Girato nel 1946 che vede il Giappone riprendersi dallo choc della guerra, Utamaro o meguru gonin no onna è per molti versi un'epitome della poetica di Mizoguchi Kenji. In netto contrasto con la consuetudine didascalica delle biografie, non vengono trattate vita e opere del grande pittore nipponico. Utamaro è reinventato come alter-ego del regista, come un simbolo, un catalizzatore di ribellione, che incarna la volontà di un Giappone deciso a rompere con una tradizione millenaria.
Pur non partecipando attivamente a nessuna delle vicende passionali che compongono il dramma e che sconvolgono diverse vite, Utamaro è presente in tutte queste storie (di donne), è il motore stesso del loro farsi, tanto che è lecito pensare a queste temerarie cortigiane come a sue creazioni senzienti. Tutti i cambiamenti e le deviazioni rispetto al corso naturale dei destini dei protagonisti sono da ricondurre in un modo o nell'altro all'opera dell'artista: un inarrestabile indagatore alla ricerca spasmodica del demone nelle donne che raffigura, fino all'inevitabile scontro con il tradizionalismo - tanto nella politica che nell'iconografia - atterrito da soggetti così inconsueti e dal soffio di vita che il pittore dona alle cortigiane, in contrasto con la solenne impersonalità della tradizione cinese.

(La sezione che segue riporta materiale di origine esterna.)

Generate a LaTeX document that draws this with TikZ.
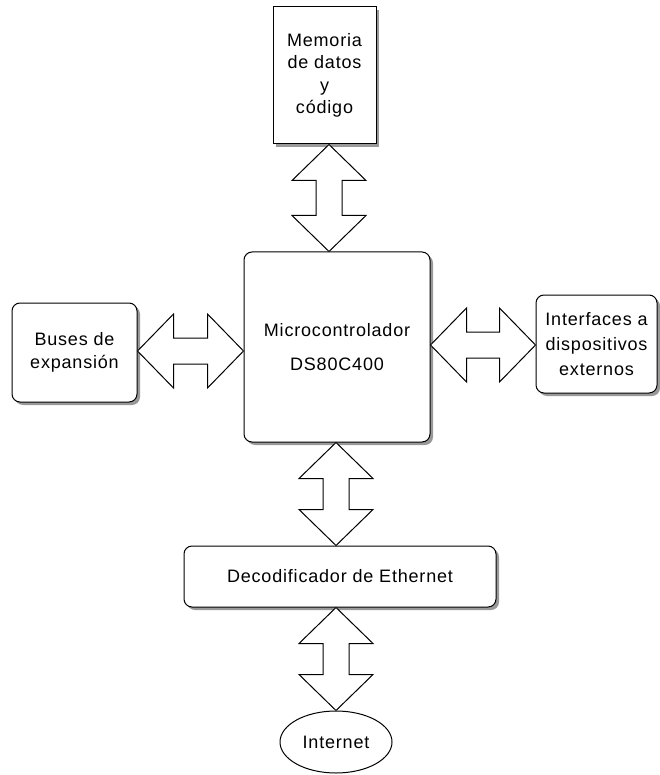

Quando Utamaro disegna sulla schiena di Takasode uno splendido ritratto, è come se desse vita a un golem, come se infondesse a una creatura, sin lì inibita e repressa, l'impulso di seguire le proprie passioni, senza incertezze né timore delle conseguenze. L'artista come spirito libero capace di trasformare gli uomini da samurai a idealisti squattrinati e le donne da subalterne a protagoniste.
Naturalmente l'autorità, timorosa, prova a fermarlo, ammanettandolo, imponendogli di non disegnare - proprio come la censura degli occupanti americani cercava di fare, in quei giorni di immediato dopoguerra, con i registi giapponesi - ma le rivoluzioni, a prescindere da come si concludano, non si possono arrestare.